The Boogeyman
When his wife dies unexpectedly, therapist Will Harper (Chris Messina, “Air”) ironically finds himself unable to connect emotionally with his own daughters. After meeting with new patient Lester Billings (David Dastmalchian, Hulu’s “Boston Strangler”) in his home office, a man distraught over the deaths of his children, Will fails to believe his youngest, 10-year-old Sawyer (Vivien Lyra Blair, “Bird Box”), when she begins to see the supernatural evil Lester left behind, “The Boogeyman.”
Laura's Review: C+
Stephen King’s original short story, published in his first collection ‘Night Shift’ in 1978, was the creepy confession of a cowardly, alcoholic misogynist in a therapist’s office. His story was ambiguous, leaving it to the reader to decide if his boogeyman was a manifestation of Billings’ dark soul. In adapting King’s tale, screenwriters Scott Beck & Bryan Woods (“A Quiet Place”) and Mark Heyman (“Black Swan”) have turned it into a literal monster movie and it’s all the lesser for it, the type of ‘fear of the dark’ movie whose characters nonetheless seem averse to turning a light on.
The monster in the closet Billings claimed killed his three children has been turned into something that supposedly feasts on grief, one of the world building rules the filmmakers establish and then fail to follow (for example, just why, then, was Billings’ first child targeted, Lester’s character here exhibiting none of the odious character traits he did in King’s story?). The story has been ‘opened up’ by having Lester followed into the Harper home, leaving his boogeyman behind, and yet when Sawyer’s 16 year-old sister Sadie (Sophie Thatcher, Showtime's 'Yellowjackets') goes to the notorious Billings house to investigate, she’ll find it there as well?
If the filmmakers can’t get their ground rules straight, they do offer a sincere portrait of grief in Sadie’s reaction to the loss of her mother. She tries to get through to dad unsuccessfully, coming into conflict with him by wearing her mother’s dress, then challenging his decision to close up mom’s art studio, the room where the boogeyman first appears (director Rob Savage’s (“Host”) most terrifyingly staged sequence). Sadie’s consumption of a YouTube video on connecting with spirits via a candle flame brings mom into the picture at just the right climactic moment.

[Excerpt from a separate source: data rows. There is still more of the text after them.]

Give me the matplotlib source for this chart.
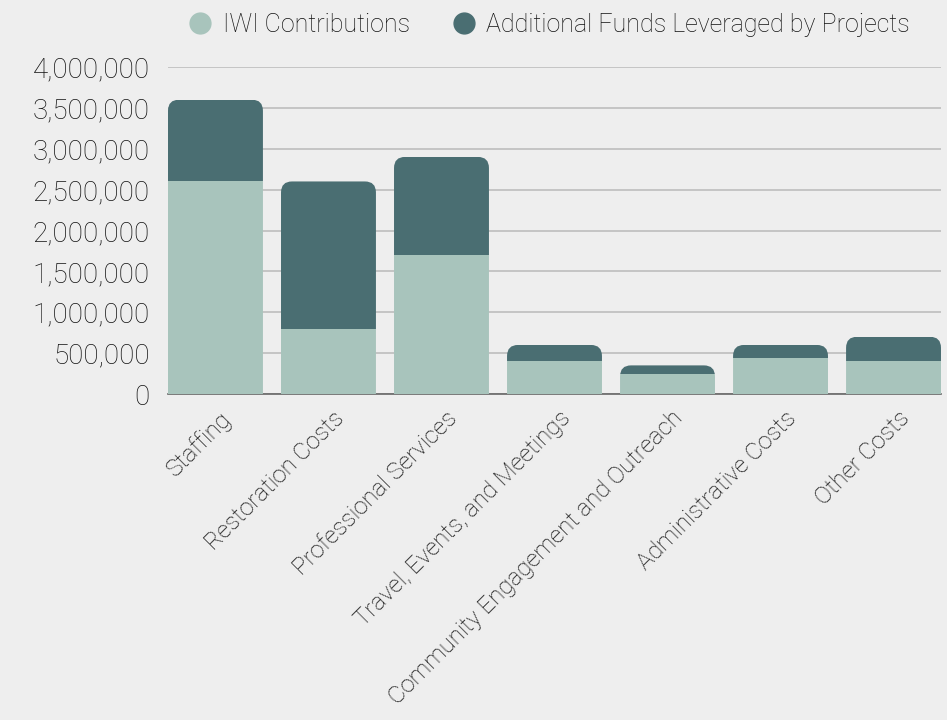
import numpy as np
import matplotlib.pyplot as plt
from matplotlib.patches import FancyBboxPatch
from matplotlib.lines import Line2D
from matplotlib.ticker import FuncFormatter
from matplotlib.transforms import ScaledTranslation

# -----------------------------
# Data
# -----------------------------
categories = ["Staffing", "Restoration Costs", "Professional Services",
              "Travel, Events, and Meetings", "Community Engagement and Outreach",
              "Administrative Costs", "Other Costs"]
iwi = [2600000, 800000, 1700000, 400000, 250000, 440000, 400000]
leveraged = [1000000, 1800000, 1200000, 200000, 100000, 160000, 300000]

light = "#a8c4bc"
dark = "#4a6e72"
bg = "#eeeeee"
txt = "#111111"

plt.rcParams['font.family'] = ['Roboto', 'DejaVu Sans']
plt.rcParams['font.weight'] = 'light'

W, H = 947, 720
fig = plt.figure(figsize=(W / 100, H / 100), dpi=100)
fig.patch.set_facecolor(bg)

left, right, bottom, top = 168, 941, 394, 67
ax = fig.add_axes([left / W, 1 - bottom / H, (right - left) / W, (bottom - top) / H])
ax.set_facecolor("none")

x = np.arange(len(categories))
width = 0.84
ax.set_xlim(-0.42, len(categories) - 1 + 0.42)
ax.set_ylim(0, 4000000)

b1 = ax.bar(x, iwi, width, color=light, zorder=3)
b2 = ax.bar(x, leveraged, width, bottom=iwi, color=dark, zorder=3)

# rounded top corners: clip each stack to a rounded box
px_x = (right - left) / (ax.get_xlim()[1] - ax.get_xlim()[0])
px_y = (bottom - top) / 4000000
radius_px = 11
rx = radius_px / px_x
aspect = (radius_px / px_y) / rx
for i, (a, b) in enumerate(zip(iwi, leveraged)):
    total = a + b
    clip = FancyBboxPatch((x[i] - width / 2, -500000), width, total + 500000,
                          boxstyle=f"round,pad=0,rounding_size={rx}",
                          mutation_aspect=aspect, transform=ax.transData,
                          facecolor="none", edgecolor="none")
    ax.add_patch(clip)
    b1[i].set_clip_path(clip)
    b2[i].set_clip_path(clip)

ax.yaxis.set_major_formatter(FuncFormatter(lambda v, p: f"{int(v):,}"))
ax.set_yticks(np.arange(0, 4000001, 500000))
ax.grid(axis="y", color="#bdbdbd", linewidth=1.2, zorder=0)
ax.tick_params(axis="y", length=0, labelsize=20, colors=txt, pad=13)
ax.tick_params(axis="x", length=0, labelsize=17.3, colors=txt, pad=4)
for s in ["top", "right", "left"]:
    ax.spines[s].set_visible(False)
ax.spines["bottom"].set_color("#666666")
ax.spines["bottom"].set_linewidth(1.2)

ax.set_xticks(x)
ax.set_xticklabels(categories, rotation=45, ha="right", rotation_mode="anchor")
shift = ScaledTranslation(4 / 100, -7 / 100, fig.dpi_scale_trans)
for lab in ax.get_xticklabels():
    lab.set_transform(lab.get_transform() + shift)

handles = [Line2D([], [], marker="o", linestyle="none", markersize=15,
                  markerfacecolor=light, markeredgecolor=light),
           Line2D([], [], marker="o", linestyle="none", markersize=15,
                  markerfacecolor=dark, markeredgecolor=dark)]
fig.legend(handles, ["IWI Contributions", "Additional Funds Leveraged by Projects"],
           loc="center", bbox_to_anchor=(549 / W, 1 - 25 / H), ncol=2,
           frameon=False, fontsize=18, handlelength=1.0, handletextpad=0.4,
           columnspacing=1.66, labelcolor=txt)

fig.savefig("out.png", dpi=100, facecolor=bg)
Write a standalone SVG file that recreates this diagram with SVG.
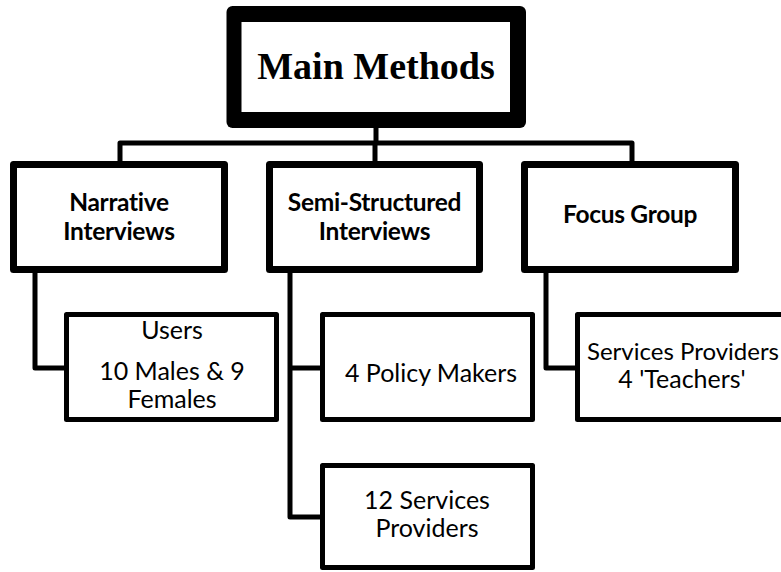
<svg xmlns="http://www.w3.org/2000/svg" width="781" height="572" viewBox="0 0 781 572">
<style>
.l2 { fill: #fff; stroke: #000; stroke-width: 7; stroke-linejoin: round; }
.l3 { fill: #fff; stroke: #000; stroke-width: 5; stroke-linejoin: round; }
.h { font-family: Lato, "Open Sans", sans-serif; font-weight: bold; font-size: 24.5px; text-anchor: middle; fill: #000; letter-spacing: -0.3px; }
.t { font-family: Lato, "Open Sans", sans-serif; font-size: 25px; text-anchor: middle; fill: #000; }
.main { font-family: "Liberation Serif", serif; font-weight: bold; font-size: 38px; text-anchor: middle; fill: #000; }
#connectors path { fill: none; stroke: #000; stroke-width: 5; stroke-linejoin: round; stroke-linecap: square; }
</style>
<rect width="781" height="572" fill="#fff"/>
<g id="connectors">
  <path d="M376 128 V143 M120 161 V143 H632 V161 M375 143 V161"/>
  <path d="M35 273 V368 H64"/>
  <path d="M290 273 V517 H320 M290 368 H320"/>
  <path d="M546 273 V368 H575"/>
</g>
<g id="main">
  <rect x="226.5" y="6" width="299.5" height="122" rx="6" fill="#000"/>
  <rect x="241.5" y="22" width="268.5" height="90" fill="#fff"/>
  <text class="main" x="376" y="79">Main Methods</text>
</g>
<g id="narrative">
  <rect class="l2" x="13.5" y="164.5" width="211" height="105"/>
  <text class="h" x="119" y="211">Narrative</text>
  <text class="h" x="119" y="240">Interviews</text>
</g>
<g id="semi">
  <rect class="l2" x="269.5" y="164.5" width="210" height="105"/>
  <text class="h" x="374.5" y="211">Semi-Structured</text>
  <text class="h" x="374.5" y="240">Interviews</text>
</g>
<g id="focus">
  <rect class="l2" x="524.5" y="164.5" width="211" height="105"/>
  <text class="h" x="630" y="223">Focus Group</text>
</g>
<g id="users">
  <rect class="l3" x="66.5" y="314.5" width="210" height="105"/>
  <text class="t" x="172" y="339">Users</text>
  <text class="t" x="172" y="380">10 Males &amp; 9</text>
  <text class="t" x="172" y="408">Females</text>
</g>
<g id="policy">
  <rect class="l3" x="322.5" y="314.5" width="210" height="105"/>
  <text class="t" x="431" y="382">4 Policy Makers</text>
</g>
<g id="services12">
  <rect class="l3" x="322.5" y="465.5" width="210" height="102"/>
  <text class="t" x="427" y="509">12 Services</text>
  <text class="t" x="427" y="537">Providers</text>
</g>
<g id="teachers">
  <rect class="l3" x="577.5" y="314.5" width="211" height="105"/>
  <text class="t" x="683" y="360" style="font-size:24px" textLength="192" lengthAdjust="spacingAndGlyphs">Services Providers</text>
  <text class="t" x="682" y="388">4 'Teachers'</text>
</g>
</svg>
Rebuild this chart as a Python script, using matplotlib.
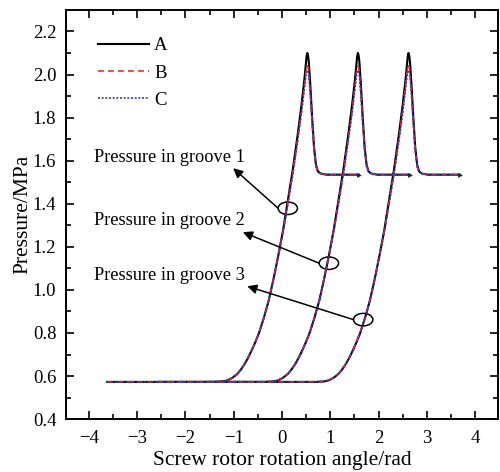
import matplotlib
matplotlib.use("Agg")
import matplotlib.pyplot as plt
import numpy as np
from matplotlib.patches import Ellipse
from matplotlib.ticker import MultipleLocator, FormatStrFormatter

plt.rcParams["font.family"] = ["Liberation Serif", "DejaVu Serif"]

# peak positions of the three grooves (rad)
peak_angles = [0.524, 1.571, 2.618]

# pressure profile relative to each peak (angle offset, rad)
offset = [-4.14, -1.90, -1.75, -1.65, -1.55, -1.45, -1.375, -1.30, -1.225, -1.15,
          -1.075, -1.00, -0.90, -0.80, -0.70, -0.60, -0.50, -0.40, -0.30, -0.20,
          -0.12, -0.06, -0.03, -0.015, 0.00, 0.015, 0.03, 0.06, 0.10, 0.14,
          0.18, 0.22, 0.28, 0.40, 1.07]
pressure_a = [0.573, 0.573, 0.575, 0.580, 0.592, 0.610, 0.630, 0.655, 0.685, 0.720,
              0.758, 0.800, 0.870, 0.950, 1.050, 1.160, 1.280, 1.420, 1.560, 1.720,
              1.860, 1.980, 2.050, 2.085, 2.100, 2.088, 2.060, 1.960, 1.800, 1.660,
              1.580, 1.550, 1.540, 1.535, 1.535]
pressure_b = [0.573, 0.573, 0.575, 0.580, 0.592, 0.610, 0.630, 0.655, 0.685, 0.720,
              0.758, 0.800, 0.870, 0.950, 1.050, 1.160, 1.275, 1.410, 1.545, 1.700,
              1.830, 1.950, 2.010, 2.032, 2.040, 2.033, 2.010, 1.920, 1.780, 1.650,
              1.575, 1.548, 1.540, 1.535, 1.535]
pressure_c = [0.573, 0.573, 0.575, 0.580, 0.592, 0.610, 0.630, 0.655, 0.685, 0.720,
              0.758, 0.800, 0.870, 0.950, 1.050, 1.160, 1.270, 1.400, 1.535, 1.690,
              1.820, 1.935, 1.995, 2.014, 2.020, 2.014, 1.995, 1.910, 1.770, 1.645,
              1.572, 1.547, 1.540, 1.535, 1.535]

labels = ["Pressure in groove 1", "Pressure in groove 2", "Pressure in groove 3"]
label_pos = [(-3.89, 1.616), (-3.89, 1.323), (-3.89, 1.068)]
arrow_head = [(-1.01, 1.565), (-0.81, 1.268), (-0.72, 1.017)]
circle_pos = [(0.12, 1.379), (0.97, 1.124), (1.68, 0.862)]

fig = plt.figure(figsize=(5.0, 4.72), dpi=100)
ax = fig.add_axes([0.132, 0.112, 0.864, 0.867])

styles = [
    ("A", pressure_a, dict(color="black", lw=1.5, ls="-")),
    ("B", pressure_b, dict(color="#ff2020", lw=1.2, ls=(0, (3.5, 2.5)))),
    ("C", pressure_c, dict(color="#2c3fae", lw=1.2, ls=(0, (1.2, 1.0)))),
]
off = np.array(offset)
for name, p, kw in styles:
    for i, pk in enumerate(peak_angles):
        ax.plot(off + pk, p, label=name if i == 0 else None, **kw)

# small arrow heads at the end of each plateau
for pk in peak_angles:
    ax.plot(off[-1] + pk, pressure_a[-1], marker=">", ms=3.5, color="#222244", mec="none")

for (tx, ty), head, (cx, cy), text in zip(label_pos, arrow_head, circle_pos, labels):
    ax.text(tx, ty, text, fontsize=13.2, va="center", ha="left")
    ax.add_patch(Ellipse((cx, cy), 0.40, 0.058, fill=False, ec="black", lw=1.1))
    ax.annotate("", xy=head, xytext=(cx - 0.2, cy),
                arrowprops=dict(arrowstyle="-|>", color="black", lw=1.1,
                                mutation_scale=14, shrinkA=0, shrinkB=0))

ax.set_xlim(-4.47, 4.47)
ax.set_ylim(0.4, 2.3)
ax.xaxis.set_major_locator(MultipleLocator(1))
ax.xaxis.set_minor_locator(MultipleLocator(0.5))
ax.yaxis.set_major_locator(MultipleLocator(0.2))
ax.yaxis.set_minor_locator(MultipleLocator(0.1))
ax.tick_params(which="both", direction="in", top=True, right=True, labelsize=13.5)
ax.tick_params(which="major", length=6, width=1.2)
ax.tick_params(which="minor", length=3.5, width=1.2)
ax.tick_params(axis="x", pad=8)
ax.tick_params(axis="y", pad=7)
ax.yaxis.set_major_formatter(FormatStrFormatter("%.1f"))
for s in ax.spines.values():
    s.set_linewidth(1.4)

ax.set_xlabel("Screw rotor rotation angle/rad", fontsize=15.5, labelpad=3)
ax.set_ylabel("Pressure/MPa", fontsize=15.5, labelpad=0)

ax.legend(loc="upper left", bbox_to_anchor=(0.035, 0.975), frameon=False, fontsize=13.5,
          handlelength=2.7, handletextpad=0.3, labelspacing=0.55)

fig.savefig("out.png", dpi=100)
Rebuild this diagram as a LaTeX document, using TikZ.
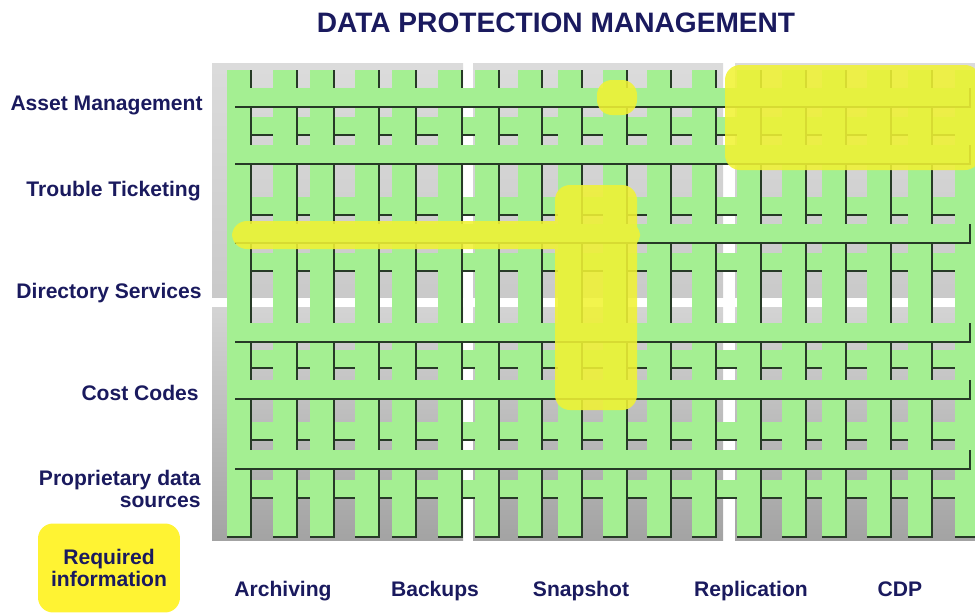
\documentclass[tikz,border=0pt]{standalone}
\usepackage{fontspec}
\setmainfont{Liberation Sans}
\definecolor{navy}{HTML}{1A1A5E}
\definecolor{bargreen}{HTML}{A4EF92}
\definecolor{barshadow}{HTML}{263A26}
\definecolor{hiyellow}{HTML}{F0F234}
\definecolor{keyyellow}{HTML}{FFF333}

\begin{document}
\begin{tikzpicture}[
            x = 0.02cm, y = -0.02cm,
            rowlabel/.style = {font = \fontsize{12}{12.5}\selectfont\bfseries, text = navy,
                               align = right, anchor = east, inner sep = 0pt},
            collabel/.style = {font = \fontsize{12}{12.5}\selectfont\bfseries, text = navy,
                               anchor = base, inner sep = 0pt},
            toppanel/.style = {top color = black!14, bottom color = black!21},
            lowpanel/.style = {top color = black!17, bottom color = black!36},
            bar/.style = {fill = bargreen},
            edge/.style = {draw = barshadow, line width = 1pt},
            highlight/.style = {fill = hiyellow, fill opacity = 0.88, rounded corners = 0.3cm}
            ]
            \useasboundingbox (0,0) rectangle (975,613);
            \foreach \xa/\xb in {212/463, 473/723, 735/990} {
                \shade[toppanel] (\xa,63) rectangle (\xb,297);
                \shade[lowpanel] (\xa,307) rectangle (\xb,540);
            }
            \foreach \yt in {117,197,253,350,422,480} {
                \fill[bar] (240,\yt) rectangle (955,\yt+18);
                \draw[edge] (240,\yt+18) -- (955,\yt+18);
            }
            \foreach \xl in {227,273,310,355,392,438,475,518,558,603,647,692,737,782,822,867,908,955} {
                \fill[bar] (\xl,70) rectangle (\xl+24,537);
                \draw[edge] (\xl+24,70) -- (\xl+24,537) -- (\xl,537);
            }
            \foreach \yt in {88,145,224,323,380,450} {
                \fill[bar] (235,\yt) rectangle (970,\yt+19);
                \draw[edge] (235,\yt+19) -- (970,\yt+19) -- (970,\yt);
            }
            \fill[highlight] (597,80) rectangle (637,115)
                             (725,65) rectangle (980,170)
                             (232,221) rectangle (640,249)
                             (555,185) rectangle (637,410);
            \node[font = \fontsize{16}{18}\selectfont\bfseries, text = navy] (title) at (556,23)
                {DATA PROTECTION MANAGEMENT};
            \node[rowlabel] (asset) at (203,105) {Asset Management};
            \node[rowlabel] (trouble) at (201,191) {Trouble Ticketing};
            \node[rowlabel] (directory) at (202,293) {Directory Services};
            \node[rowlabel] (cost) at (199,393) {Cost Codes};
            \node[rowlabel] (proprietary) at (201,489) {Proprietary data\\sources};
            \node[collabel] (archiving) at (283,596) {Archiving};
            \node[collabel] (backups) at (435,596) {Backups};
            \node[collabel] (snapshot) at (581,596) {Snapshot};
            \node[collabel] (replication) at (751,596) {Replication};
            \node[collabel] (cdp) at (900,596) {CDP};
            \node[font = \fontsize{12}{13}\selectfont\bfseries, text = navy, fill = keyyellow,
                  rounded corners = 0.3cm, align = center,
                  minimum width = 2.84cm, minimum height = 1.78cm] (required) at (109,568)
                {Required\\information};
          \end{tikzpicture}
\end{document}
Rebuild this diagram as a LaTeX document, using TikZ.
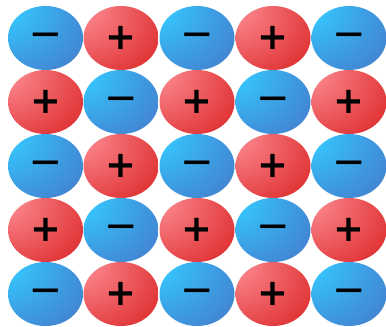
\documentclass[tikz,border=0pt]{standalone}
\usepackage{fontspec}
\newfontfamily\signfont{DejaVu Sans}
\definecolor{anhi}{RGB}{52,202,255}
\definecolor{anlo}{RGB}{72,104,192}
\definecolor{cathi}{RGB}{252,138,144}
\definecolor{catlo}{RGB}{210,8,8}
\usetikzlibrary{shapes.geometric}
\pgfdeclareradialshading[anhi,anlo]{anionball}{\pgfpoint{-32bp}{26bp}}{%
  color(0bp)=(anhi); color(6bp)=(anhi); color(68bp)=(anlo); color(120bp)=(anlo)}
\pgfdeclareradialshading[cathi,catlo]{cationball}{\pgfpoint{-32bp}{26bp}}{%
  color(0bp)=(cathi); color(6bp)=(cathi); color(72bp)=(catlo); color(120bp)=(catlo)}

\begin{document}
\begin{tikzpicture}[
    ion/.style={ellipse, minimum width=1.5cm, minimum height=1.28cm, inner sep=0pt},
    anion/.style={ion, shading=anionball, font=\signfont\bfseries\fontsize{16}{16}\selectfont},
    cation/.style={ion, shading=cationball, font=\signfont\bfseries\fontsize{21}{21}\selectfont}
  ]
    \useasboundingbox (0,0) rectangle (7.72,6.52);

    % Row 1
    \node[anion]  (a11) at (0.91,5.76) {—};
    \node[cation] (a12) at (2.42,5.76) {+};
    \node[anion]  (a13) at (3.94,5.76) {—};
    \node[cation] (a14) at (5.46,5.76) {+};
    \node[anion]  (a15) at (6.98,5.76) {—};

    % Row 2
    \node[cation] (a21) at (0.91,4.48) {+};
    \node[anion]  (a22) at (2.42,4.48) {—};
    \node[cation] (a23) at (3.94,4.48) {+};
    \node[anion]  (a24) at (5.46,4.48) {—};
    \node[cation] (a25) at (6.98,4.48) {+};

    % Row 3
    \node[anion]  (a31) at (0.91,3.20) {—};
    \node[cation] (a32) at (2.42,3.20) {+};
    \node[anion]  (a33) at (3.94,3.20) {—};
    \node[cation] (a34) at (5.46,3.20) {+};
    \node[anion]  (a35) at (6.98,3.20) {—};

    % Row 4
    \node[cation] (a41) at (0.91,1.92) {+};
    \node[anion]  (a42) at (2.42,1.92) {—};
    \node[cation] (a43) at (3.94,1.92) {+};
    \node[anion]  (a44) at (5.46,1.92) {—};
    \node[cation] (a45) at (6.98,1.92) {+};

    % Row 5
    \node[anion]  (a51) at (0.91,0.64) {—};
    \node[cation] (a52) at (2.42,0.64) {+};
    \node[anion]  (a53) at (3.94,0.64) {—};
    \node[cation] (a54) at (5.46,0.64) {+};
    \node[anion]  (a55) at (6.98,0.64) {—};
  \end{tikzpicture}
\end{document}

The rest of the film, though, is essentially a series of jump scares, the boogeyman itself more of an alien monster than the sinister specter fashioned out of a hanging coat by the imagination. It doesn’t like the light, which explains why Sawyer sleeps with a glowing orb the size of a beach ball but not why Sadie washes dishes without an overhead kitchen light on. A ‘face your fears’ exercise conducted by Harper family therapist Dr. Weller (a welcome LisaGay Hamilton) is eerie, but nothing is said regarding its obvious failure. And while dad might be depressed, the Harper household isolates its two girls for extended periods that make no sense, Sawyer beset by the creature in her living room (with only the light of the television, naturally) in what appears to be an empty house until all hell has broken loose.
The story also seems unnecessarily padded, Sadie experiencing mean girl behavior from Natalie (Maddie Nichols), an awful person we’re supposed to believe is a mutual friend of Sadie’s and her otherwise normal seeming best friend Bethany (Madison Hu). Lester’s widow Rita (Marin Ireland, "Hell or High Water") is also featured in a sequence the movie would have been better off without.
Savage has taken care with his production, the Harper home redolent of its missing matriarch, director of photography Eli Born (“Hellraiser”) somehow allowing us to see what’s going on in all this darkness. Sound design does the job, although less may have been more here. Thatcher, who plays the teenaged version of Juliette Lewis’s Natalie in ‘Yellowjackets,’ anchors the film, growing up before our eyes protecting her sister and carrying the emotional weight her dad shrinks from. Messina, so good recently in “Air,” suffers from an underwritten character here, Will’s grief relayed as mere numbness.
“The Boogeyman” has its moments and is certainly far from the worst Stephen King adaptation, but the filmmakers have relied on too many tricks when they could have been offering unnerving treats.
Disney opens "The Boogeyman" in theaters on 6/2/2023.